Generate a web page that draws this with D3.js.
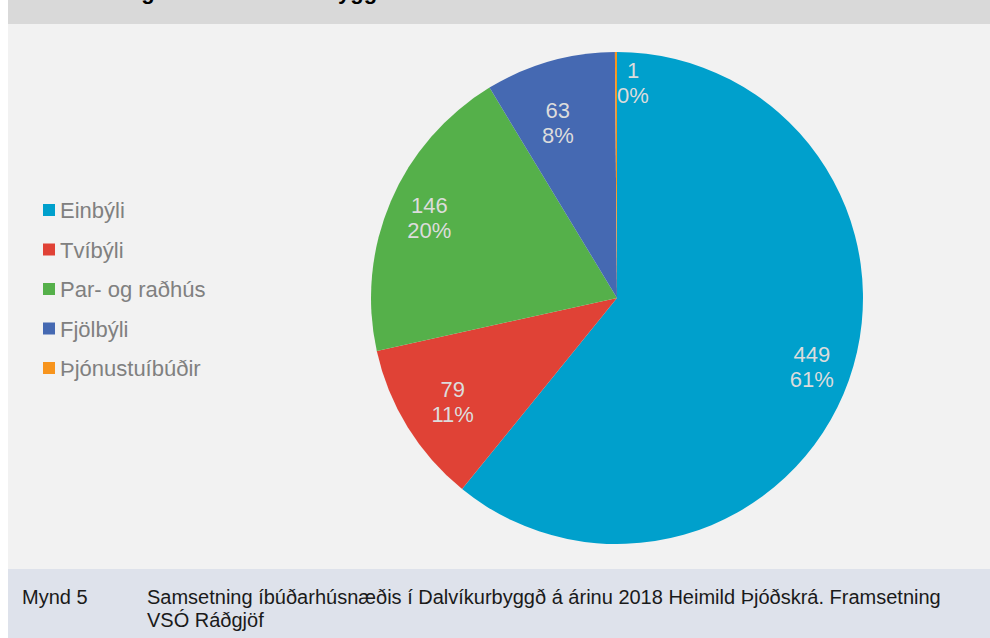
<!DOCTYPE html>
<html>
<head>
<meta charset="utf-8">
<script src="https://cdn.jsdelivr.net/npm/d3@7"></script>
<style>
	body { margin: 0; background: #fff; }
	svg { display: block; font-family: "Liberation Sans", Arial, sans-serif; }
</style>
</head>
<body>
<svg id="chart" width="990" height="638"></svg>
<script>
const categories = ['Einbýli', 'Tvíbýli', 'Par- og raðhús', 'Fjölbýli', 'Þjónustuíbúðir'];
const values = [449, 79, 146, 63, 1];
const percentLabels = ['61%', '11%', '20%', '8%', '0%'];
const colors = ['#00a0cc', '#e04236', '#55b04a', '#4569b2', '#f7941d'];
const titleText = 'Samsetning íbúða í Dalvíkurbyggð';
const captionNumber = 'Mynd 5';
const captionLines = [
	'Samsetning íbúðarhúsnæðis í Dalvíkurbyggð á árinu 2018 Heimild Þjóðskrá. Framsetning',
	'VSÓ Ráðgjöf'
];

const w = 990;
const h = 638;
const cx = 617;
const cy = 298;
const r = 246;

const svg = d3.select('#chart');

// background bands
svg.append('rect')
	.attr('x', 8).attr('y', 0)
	.attr('width', w - 8).attr('height', 24)
	.attr('fill', '#d9d9d9');
svg.append('rect')
	.attr('x', 8).attr('y', 24)
	.attr('width', w - 8).attr('height', 545)
	.attr('fill', '#f2f2f2');
svg.append('rect')
	.attr('x', 8).attr('y', 569)
	.attr('width', w - 8).attr('height', h - 569)
	.attr('fill', '#dee2eb');

// title, cut off at the top of the picture like in the source
svg.append('text')
	.attr('x', 30)
	.attr('y', -1.5)
	.style('font-size', '22px')
	.style('font-weight', 'bold')
	.attr('fill', '#000')
	.text(titleText);

const pie = d3.pie()
	.sort(null)
	.value(d => d);
const arcs = pie(values);

const arc = d3.arc()
	.innerRadius(0)
	.outerRadius(r);

const g = svg.append('g')
	.attr('transform', 'translate(' + cx + ',' + cy + ')');

g.selectAll('path')
	.data(arcs)
	.enter()
	.append('path')
	.attr('d', arc)
	.attr('fill', (d, i) => colors[i]);

// label distance from centre, as a share of the radius, plus a small angle nudge
const labelRadius = [0.84, 0.79, 0.83, 0.75, 0.875];
const labelNudge = [0, -0.01, 0, -0.05, 0];

const labels = g.selectAll('.label')
	.data(arcs)
	.enter()
	.append('text')
	.attr('class', 'label')
	.attr('text-anchor', 'middle')
	.attr('fill', '#dcdcdc')
	.style('font-size', '22px')
	.attr('transform', (d, i) => {
		const a = (d.startAngle + d.endAngle) / 2 + labelNudge[i];
		const lr = r * labelRadius[i];
		let x = Math.sin(a) * lr;
		const y = -Math.cos(a) * lr;
		// tiny slices get their label pushed off to the right of the edge
		if (d.endAngle - d.startAngle < 0.05) x = 16;
		return 'translate(' + x + ',' + y + ')';
	});

labels.append('tspan')
	.attr('x', 0)
	.attr('y', -5)
	.text(d => d.data);
labels.append('tspan')
	.attr('x', 0)
	.attr('y', 20)
	.text((d, i) => percentLabels[i]);

// legend
const legendY = d3.scalePoint()
	.domain(categories)
	.range([210, 368]);

const legend = svg.append('g')
	.attr('id', 'legend');

const items = legend.selectAll('g')
	.data(categories)
	.enter()
	.append('g')
	.attr('transform', d => 'translate(43,' + legendY(d) + ')');

items.append('rect')
	.attr('x', 0)
	.attr('y', -6)
	.attr('width', 12)
	.attr('height', 12)
	.attr('fill', (d, i) => colors[i]);

items.append('text')
	.attr('x', 17)
	.attr('y', 8)
	.attr('fill', '#808080')
	.style('font-size', '22px')
	.text(d => d);

// caption
svg.append('text')
	.attr('x', 22)
	.attr('y', 604)
	.attr('fill', '#1a1a1a')
	.style('font-size', '20px')
	.text(captionNumber);

svg.append('text')
	.attr('fill', '#1a1a1a')
	.style('font-size', '20px')
	.selectAll('tspan')
	.data(captionLines)
	.enter()
	.append('tspan')
	.attr('x', 147)
	.attr('y', (d, i) => 604 + i * 23)
	.text(d => d);
</script>
</body>
</html>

───

### EXERCISE DETAILS
Would you reproduce the lines above, from the very first through the line containing "const svg = d3.select('#chart');", exactly and without the pictures?

### OUTPUT FOR THIS EXERCISE
Generate a web page that draws this with D3.js.
<!DOCTYPE html>
<html>
<head>
<meta charset="utf-8">
<script src="https://cdn.jsdelivr.net/npm/d3@7"></script>
<style>
	body { margin: 0; background: #fff; }
	svg { display: block; font-family: "Liberation Sans", Arial, sans-serif; }
</style>
</head>
<body>
<svg id="chart" width="990" height="638"></svg>
<script>
const categories = ['Einbýli', 'Tvíbýli', 'Par- og raðhús', 'Fjölbýli', 'Þjónustuíbúðir'];
const values = [449, 79, 146, 63, 1];
const percentLabels = ['61%', '11%', '20%', '8%', '0%'];
const colors = ['#00a0cc', '#e04236', '#55b04a', '#4569b2', '#f7941d'];
const titleText = 'Samsetning íbúða í Dalvíkurbyggð';
const captionNumber = 'Mynd 5';
const captionLines = [
	'Samsetning íbúðarhúsnæðis í Dalvíkurbyggð á árinu 2018 Heimild Þjóðskrá. Framsetning',
	'VSÓ Ráðgjöf'
];

const w = 990;
const h = 638;
const cx = 617;
const cy = 298;
const r = 246;

const svg = d3.select('#chart');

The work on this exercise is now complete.